With an amusingly detached delivery that rivals Ben Stein's droning roll call in Ferris Bueller's Day Off , he sings "I just want to dance, and fuck, and fly, and try, and fail, and try again…hold up," against a squelchy bass line and stabbing synths. When the percussive noise of what sounds like a triangle dinner bell appears within the mix, one can't help but think that Gourmet is simply winking at his audience, as if to say, "dinner is served."

7. Pouvoir Magique - “Chalawan”

Like a psychoactive ayahuasca brew, the intoxicating "shamanic techno" of Parisian duo Pouvoir Magique's LP Disparition, is an exhilarating trip into unfamiliar territory. Formed in November of 2011, "Magic Power" is the musical project of Clément Vincent and Bertrand Cerruti, who over the years, have cleverly merged several millennia of songs from around the world with 21st-century beats and widescreen electro textures. Lest ye be worried, this is anything but Deep Forest.

In the spring of 2013, Pouvoir Magique co-founded the "Mawimbi" collective, a project designed to unite African musical heritage with contemporary soundscapes, and released two EPs. Within days of launching their label Musiques de Sphères, the duo's studio was burglarized and a hard drive with six years of painstakingly curated material had vanished. After tracking down demos they shared with friends before their final stages of completion, Clément and Bertrand reconstructed an album of 12 tracks.

Unfinished though they might be, each song is a marvelous thing to behold. Their stunning 2016 single "Eclipse," with its cinematic video, might have been one of the most immediate songs on the record, but it's the pulsing "Chalawan," with its guttural howls, fluttering flute-like passages, and driving, hypnotic beats that truly mesmerizes.

6. Purple Disco Machine - “Body Funk” & “Devil In Me” (TIE)
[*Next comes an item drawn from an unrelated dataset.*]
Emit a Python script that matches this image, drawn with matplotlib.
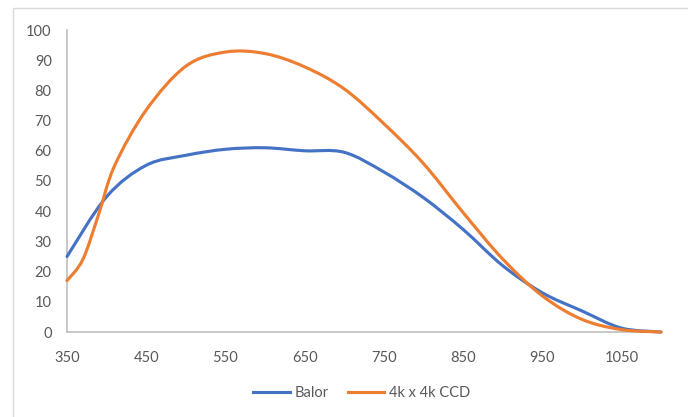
import matplotlib
matplotlib.use("Agg")
import matplotlib.pyplot as plt
from matplotlib.path import Path
from matplotlib.patches import PathPatch, Rectangle
from matplotlib.lines import Line2D

wavelength_balor = [350, 400, 450, 500, 550, 600, 650, 700, 750, 800, 850, 900, 950, 1000, 1050, 1100]
balor = [25, 44.8, 55.2, 58.5, 60.5, 61, 60, 59.5, 53, 44.5, 34, 22, 13, 7, 1.3, 0]

wavelength_ccd = [350, 370, 390, 410, 450, 500, 550, 600, 650, 700, 750, 800, 850, 900, 950, 1000, 1050, 1100]
ccd = [17, 24, 39, 55, 73.5, 88, 92.7, 92.2, 87.8, 80.5, 69, 55.8, 39.6, 24.2, 12, 4.2, 0.8, 0]

x_ticks = [350, 450, 550, 650, 750, 850, 950, 1050]
y_ticks = list(range(0, 101, 10))
series_names = ["Balor", "4k x 4k CCD"]
colors = ["#4472C4", "#ED7D31"]


def smooth_path(xs, ys):
    # Excel-style smoothed line: cubic Bezier segments (Catmull-Rom control points)
    verts = [(xs[0], ys[0])]
    codes = [Path.MOVETO]
    n = len(xs)
    for i in range(n - 1):
        x0, y0 = (xs[i - 1], ys[i - 1]) if i > 0 else (xs[i], ys[i])
        x1, y1 = xs[i], ys[i]
        x2, y2 = xs[i + 1], ys[i + 1]
        x3, y3 = (xs[i + 2], ys[i + 2]) if i + 2 < n else (xs[i + 1], ys[i + 1])
        c1 = (x1 + (x2 - x0) / 6.0, y1 + (y2 - y0) / 6.0)
        c2 = (x2 - (x3 - x1) / 6.0, y2 - (y3 - y1) / 6.0)
        verts += [c1, c2, (x2, y2)]
        codes += [Path.CURVE4, Path.CURVE4, Path.CURVE4]
    return Path(verts, codes)


fig = plt.figure(figsize=(6.88, 4.17), dpi=100)
plt.rcParams['font.family'] = ['Lato', 'DejaVu Sans']

# chart area border
fig.patches.append(Rectangle((13 / 688, -0.1), 1.2, (417 - 8) / 417 + 0.1,
                             transform=fig.transFigure, fill=False,
                             edgecolor="#D9D9D9", linewidth=1.0))

ax = fig.add_axes([67 / 688, (417 - 332) / 417, (661 - 67) / 688, (332 - 30) / 417])
ax.set_xlim(350, 1100)
ax.set_ylim(0, 100)

for xs, ys, c in [(wavelength_balor, balor, colors[0]), (wavelength_ccd, ccd, colors[1])]:
    p = PathPatch(smooth_path(xs, ys), facecolor="none", edgecolor=c,
                  linewidth=2.25, transform=ax.transData, capstyle="round",
                  joinstyle="round", clip_on=False, zorder=3)
    ax.add_patch(p)

ax.set_xticks(x_ticks)
ax.set_yticks(y_ticks)
ax.tick_params(axis="both", length=0, labelsize=10.5, colors="#595959")
ax.tick_params(axis="x", pad=14)
ax.tick_params(axis="y", pad=11)
for s in ["top", "right"]:
    ax.spines[s].set_visible(False)
for s in ["left", "bottom"]:
    ax.spines[s].set_color("#BFBFBF")
    ax.spines[s].set_linewidth(1.2)

handles = [Line2D([], [], color=c, linewidth=2.25) for c in colors]
leg = fig.legend(handles, series_names, loc="center", bbox_to_anchor=(362 / 688, (417 - 393) / 417),
                 ncol=2, frameon=False, fontsize=10.5, handlelength=2.5, handletextpad=0.35,
                 columnspacing=1.3)
for t in leg.get_texts():
    t.set_color("#595959")

fig.savefig("out.png", dpi=100)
Whenever a bevy of guest artists appears on a debut record, it's often best to approach the project with caution. 85% of the time, the collaborative partners either overshadow the proceedings or detract from the vision of the musician whose name is emblazoned across the top of the LP. There are, however, pleasant exceptions to the rule and Tino Piontek's Soulmatic is one of the year's most delightfully cohesive offerings. The Dresden-born Deep Funk innovator, aka Purple Disco Machine, has risen to international status since 2009, releasing one spectacular track and remix after another. It should go without saying that this long-awaited collection, featuring everyone from Kool Keith to Faithless and Boris D'lugosch, is ripe with memorable highlights.

The saucy, soaring "Mistress" shines a spotlight on the stellar pipes of "UK soul hurricane" Hannah Williams. While it might be a crowning moment within the set, its the strutting discofied "Body Funk", and the album's first single, "Devil In Me", that linger long after the record has stopped spinning. The former track with its camptastic fusion of '80s Sylvester gone 1940s military march, and the latter anthem, a soulful stunner that samples the 1968 Stax hit "Private Number", and features the vocal talents of Duane Harden and Joe Killington, feels like an unearthed classic. Without a doubt, the German DJ's debut is one of the best dance records of the year.